Shannon Watkins of the Martin Center investigates the claim that racism plays a role in lower college graduation rates for black male athletes.

[T]here is one sector in which academic achievement seems alarmingly low. There is a large disparity between the graduation rates of black male athletes and all others. This disparity is becoming a major issue in academia, partly because of all the recent scandals in the revenue-producing sports of football and men’s basketball, in which black athletes tend to dominate.

But it is hard to imagine that academia will actually address the issue honestly. Instead, the Ivory Tower will rely on studies that avoid the real causes of the problems, such as a report that is gaining traction in policy circles produced by Shaun R. Harper, a University of Southern California education professor and the executive director of the USC Race and Equity Center. His 2018 report, entitled “Black Male Student Athletes and Racial Inequities in NCAA Division I College Sports,” was featured at a March 20th meeting of the University of North Carolina-Chapel Hill Faculty Athletics Committee in which the institution’s poor report card concerning athlete’s graduation rates was discussed.

One of Harper’s main takeaways from his research is reflected in his statement: “[P]erhaps nowhere in higher education is the disenfranchisement of black male students more insidious than in college athletics.” …

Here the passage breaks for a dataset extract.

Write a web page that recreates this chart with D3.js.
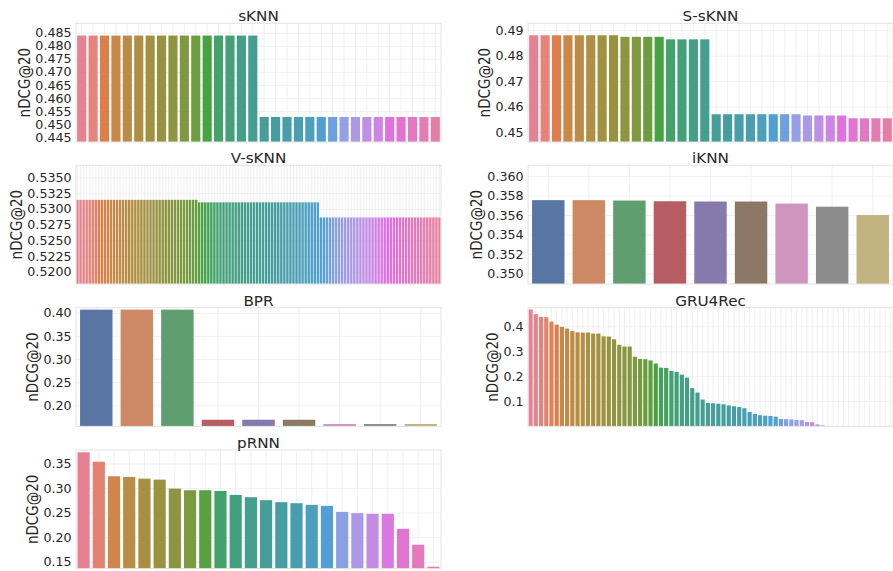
<!DOCTYPE html>
<html><head><meta charset="utf-8">
<script src="https://cdn.jsdelivr.net/npm/d3@7"></script>
<style>body{margin:0;background:#fff} svg{display:block}</style>
</head><body><svg id="c" width="893" height="571"></svg>
<script>
// ---------------- DATA ----------------
const titles = ["sKNN", "S-sKNN", "V-sKNN", "iKNN", "BPR", "GRU4Rec", "pRNN"];

const sknnValues = [0.4841,0.4841,0.4841,0.4841,0.4841,0.4841,0.4841,0.4841,0.4841,0.4841,0.4841,0.4841,0.4841,0.4841,0.4841,0.4841,
  0.4529,0.4529,0.4529,0.4529,0.4529,0.4529,0.4529,0.4529,0.4529,0.4529,0.4529,0.4529,0.4529,0.4529,0.4529,0.4529];
const ssknnValues = [0.4882,0.4882,0.4882,0.4882,0.4882,0.4882,0.4882,0.4882,0.4876,0.4876,0.4876,0.4876,0.4866,0.4866,0.4866,0.4866,
  0.4572,0.4572,0.4572,0.4572,0.4572,0.4572,0.4572,0.4572,0.4567,0.4567,0.4567,0.4567,0.4556,0.4556,0.4556,0.4556];
const vsknnValues = [
  0.5315,0.5315,0.5315,0.5315,0.5315,0.5315,0.5315,0.5315,0.5315,0.5315,0.5315,0.5315,0.5315,0.5315,0.5315,0.5315,0.5315,0.5315,0.5315,0.5315,
  0.5315,0.5315,0.5315,0.5315,0.5315,0.5315,0.5315,0.5315,0.5315,0.5315,0.5315,0.5315,0.5315,0.5315,0.5315,0.5315,0.5315,0.5315,0.5315,0.5315,
  0.5311,0.5311,0.5311,0.5311,0.5311,0.5311,0.5311,0.5311,0.5311,0.5311,0.5311,0.5311,0.5311,0.5311,0.5311,0.5311,0.5311,0.5311,0.5311,0.5311,
  0.5311,0.5311,0.5311,0.5311,0.5311,0.5311,0.5311,0.5311,0.5311,0.5311,0.5311,0.5311,0.5311,0.5311,0.5311,0.5311,0.5311,0.5311,0.5311,0.5311,
  0.5287,0.5287,0.5287,0.5287,0.5287,0.5287,0.5287,0.5287,0.5287,0.5287,0.5287,0.5287,0.5287,0.5287,0.5287,0.5287,0.5287,0.5287,0.5287,0.5287,
  0.5287,0.5287,0.5287,0.5287,0.5287,0.5287,0.5287,0.5287,0.5287,0.5287,0.5287,0.5287,0.5287,0.5287,0.5287,0.5287,0.5287,0.5287,0.5287,0.5287];
const iknnValues = [0.35757,0.35757,0.35753,0.35746,0.35743,0.35743,0.35722,0.3569,0.35604];
const bprValues = [0.4078,0.4078,0.4078,0.1698,0.1698,0.1698,0.1606,0.1606,0.1606];
const gru4recValues = [0.470,0.451,0.440,0.439,0.421,0.409,0.400,0.393,0.383,0.378,
  0.377,0.377,0.373,0.373,0.362,0.361,0.350,0.328,0.321,0.321,
  0.280,0.271,0.270,0.265,0.2525,0.236,0.235,0.223,0.219,0.208,
  0.196,0.154,0.136,0.108,0.094,0.093,0.091,0.089,0.084,0.081,
  0.078,0.073,0.058,0.050,0.045,0.043,0.042,0.039,0.030,0.029,
  0.028,0.026,0.025,0.018,0.017,0.008,0.004,0,0,0,
  0,0,0,0,0,0,0,0,0,0];
const prnnValues = [0.3738,0.3547,0.3250,0.3236,0.3201,0.3181,0.2998,0.2965,0.2965,0.2951,
  0.2870,0.2823,0.2762,0.2722,0.2701,0.2667,0.2646,0.2524,0.2498,0.2484,
  0.2484,0.2179,0.1854,0.1407];

const sknnTicks = [0.445,0.450,0.455,0.460,0.465,0.470,0.475,0.480,0.485];
const ssknnTicks = [0.45,0.46,0.47,0.48,0.49];
const vsknnTicks = [0.5200,0.5225,0.5250,0.5275,0.5300,0.5325,0.5350];
const iknnTicks = [0.350,0.352,0.354,0.356,0.358,0.360];
const bprTicks = [0.20,0.25,0.30,0.35,0.40];
const gru4recTicks = [0.1,0.2,0.3,0.4];
const prnnTicks = [0.15,0.20,0.25,0.30,0.35];

const sknnLim = [0.4433, 0.4888];
const ssknnLim = [0.4463, 0.4929];
const vsknnLim = [0.51813, 0.53698];
const iknnLim = [0.34896, 0.36115];
const bprLim = [0.1554, 0.412];
const gru4recLim = [0, 0.477];
const prnnLim = [0.1366, 0.3785];

const yLabel = "nDCG@20";

// ---------------- COLORS (seaborn husl / deep, desaturated 0.75) ----------------
const M = [[3.2406,-1.5372,-0.4986],[-0.9689,1.8758,0.0415],[0.0557,-0.2040,1.0570]];
function maxChroma(L, H) {
  const hrad = H * Math.PI / 180, sinH = Math.sin(hrad), cosH = Math.cos(hrad);
  const sub1 = Math.pow(L + 16, 3) / 1560896.0;
  const sub2 = sub1 > 0.008856 ? sub1 : L / 903.3;
  let result = Infinity;
  for (const [m1, m2, m3] of M) {
    const top = (0.99915 * m1 + 1.05122 * m2 + 1.14460 * m3) * sub2;
    const rb = 0.86330 * m3 - 0.17266 * m2;
    const lb = 0.12949 * m3 - 0.38848 * m1;
    const bottom = (rb * sinH + lb * cosH) * sub2;
    for (const t of [0, 1]) {
      const C = L * (top - 1.05122 * t) / (bottom + 0.17266 * sinH * t);
      if (C > 0 && C < result) result = C;
    }
  }
  return result;
}
function huslToRgb(H, S, L) {
  const C = maxChroma(L, H) / 100 * S;
  const hr = H * Math.PI / 180;
  const U = Math.cos(hr) * C, V = Math.sin(hr) * C;
  const t = (L + 16) / 116;
  const varY = Math.pow(t, 3) > 0.008856 ? Math.pow(t, 3) : (116 * t - 16) / 903.3;
  const varU = U / (13 * L) + 0.19784, varV = V / (13 * L) + 0.46834;
  const Y = varY;
  const X = -(9 * Y * varU) / ((varU - 4) * varV - varU * varV);
  const Z = (9 * Y - 15 * varV * Y - varV * X) / (3 * varV);
  return M.map(r => {
    const c = r[0] * X + r[1] * Y + r[2] * Z;
    const v = c <= 0.0031308 ? 12.92 * c : 1.055 * Math.pow(c, 1 / 2.4) - 0.055;
    return Math.max(0, Math.min(1, v)) * 255;
  });
}
function desat(c) { const h = d3.hsl(c); h.s *= 0.75; return h.formatHex(); }
function huslPalette(n) {
  return d3.range(n).map(i => {
    const h = ((i / n) + 0.01) % 1 * 359;
    const [r, g, b] = huslToRgb(h, 0.9 * 99, 0.65 * 99);
    return desat(d3.rgb(r, g, b));
  });
}
const deep = ["#4C72B0","#DD8452","#55A868","#C44E52","#8172B3","#937860","#DA8BC3","#8C8C8C","#CCB974","#64B5CD"].map(desat);

// ---------------- LAYOUT ----------------
const colX = [76, 528], W = 365, H = 118.7;
const rowY = [23.3, 165.3, 307.7, 450];
const SX = 1.11; // horizontal text stretch of the source image

const panels = [
  {title: titles[0], values: sknnValues,   ticks: sknnTicks,   lim: sknnLim,   fmt: ".3f", col: 0, row: 0, pal: "husl"},
  {title: titles[1], values: ssknnValues,  ticks: ssknnTicks,  lim: ssknnLim,  fmt: ".2f", col: 1, row: 0, pal: "husl"},
  {title: titles[2], values: vsknnValues,  ticks: vsknnTicks,  lim: vsknnLim,  fmt: ".4f", col: 0, row: 1, pal: "husl"},
  {title: titles[3], values: iknnValues,   ticks: iknnTicks,   lim: iknnLim,   fmt: ".3f", col: 1, row: 1, pal: "deep"},
  {title: titles[4], values: bprValues,    ticks: bprTicks,    lim: bprLim,    fmt: ".2f", col: 0, row: 2, pal: "deep"},
  {title: titles[5], values: gru4recValues,ticks: gru4recTicks,lim: gru4recLim,fmt: ".1f", col: 1, row: 2, pal: "husl"},
  {title: titles[6], values: prnnValues,   ticks: prnnTicks,   lim: prnnLim,   fmt: ".2f", col: 0, row: 3, pal: "husl"},
];

const svg = d3.select("#c");
svg.append("rect").attr("width", 893).attr("height", 571).attr("fill", "#fff");
const textColor = "#262626";

panels.forEach((p, pi) => {
  const g = svg.append("g").attr("transform", `translate(${colX[p.col]},${rowY[p.row]})`);
  const idx = d3.range(p.values.length);
  const x = d3.scaleBand().domain(idx).range([0, W]).paddingInner(0.2).paddingOuter(0.1);
  const y = d3.scaleLinear().domain(p.lim).range([H, 0]);
  const colors = p.pal === "deep" ? deep : huslPalette(p.values.length);

  const cid = "clip" + pi;
  g.append("clipPath").attr("id", cid).append("rect").attr("width", W).attr("height", H);

  // grid
  g.append("g").selectAll("line.v").data(idx).join("line")
    .attr("x1", d => x(d) + x.bandwidth() / 2).attr("x2", d => x(d) + x.bandwidth() / 2)
    .attr("y1", 0).attr("y2", H).attr("stroke", "#ececec").attr("stroke-width", 0.8);
  g.append("g").selectAll("line.h").data(p.ticks).join("line")
    .attr("x1", 0).attr("x2", W).attr("y1", d => y(d)).attr("y2", d => y(d))
    .attr("stroke", "#ececec").attr("stroke-width", 0.8);

  // bars
  g.append("g").attr("clip-path", `url(#${cid})`).selectAll("rect").data(p.values).join("rect")
    .attr("x", (d, i) => x(i)).attr("width", x.bandwidth())
    .attr("y", d => Math.min(y(d), H)).attr("height", d => Math.max(0, H - y(d)))
    .attr("fill", (d, i) => colors[i % colors.length]);

  // frame
  g.append("rect").attr("width", W).attr("height", H).attr("fill", "none")
    .attr("stroke", "#e3e3e3").attr("stroke-width", 1);

  // y axis
  const ax = g.append("g").call(d3.axisLeft(y).tickValues(p.ticks).tickFormat(d3.format(p.fmt)).tickSize(0).tickPadding(4));
  ax.select(".domain").remove();
  ax.selectAll("text").attr("font-family", "DejaVu Sans").attr("font-size", 11.4)
    .attr("fill", textColor).attr("transform", `scale(${SX},1)`);

  const bb = ax.node().getBBox();
  // y label
  g.append("g").attr("transform", `translate(${bb.x - 10.5},${H / 2}) scale(${SX},1) rotate(-90)`)
    .append("text").attr("text-anchor", "middle").attr("dy", "0.36em")
    .attr("font-family", "DejaVu Sans").attr("font-size", 13.5).attr("fill", textColor)
    .text(yLabel);

  // title
  g.append("g").attr("transform", `translate(${W / 2},-2) scale(${SX},1)`)
    .append("text").attr("text-anchor", "middle")
    .attr("font-family", "DejaVu Sans").attr("font-size", 13.7).attr("fill", textColor)
    .text(p.title);
});
</script>
</body></html>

… It appears that Faison and Harper’s conclusions, along with a large array of scholarship on black athletes, are rooted in Critical Race Theory (CRT)—a theory that holds that “race and races are products of social thought and relations” and that “because racism advances the interests of both white elites (materially) and working-class people (psychically), large segments of society have little incentive to eradicate it.”

Within the CRT perspective, it is common to conclude that black student-athletes at “predominately White institutions” drop out at staggering rates because they are subject to racist stereotyping and low expectations.

But such conclusions may mask the real cause of the problems. Ille asserted that the issue was not connected to admissions because student-athletes’ scores and grades are frequently evaluated and compared to those of other institutions. However, in itself, Ille’s response is proof of nothing. The real question is whether student-athletes’ academic backgrounds are sufficient for the institution they attend, not how they compare to other schools.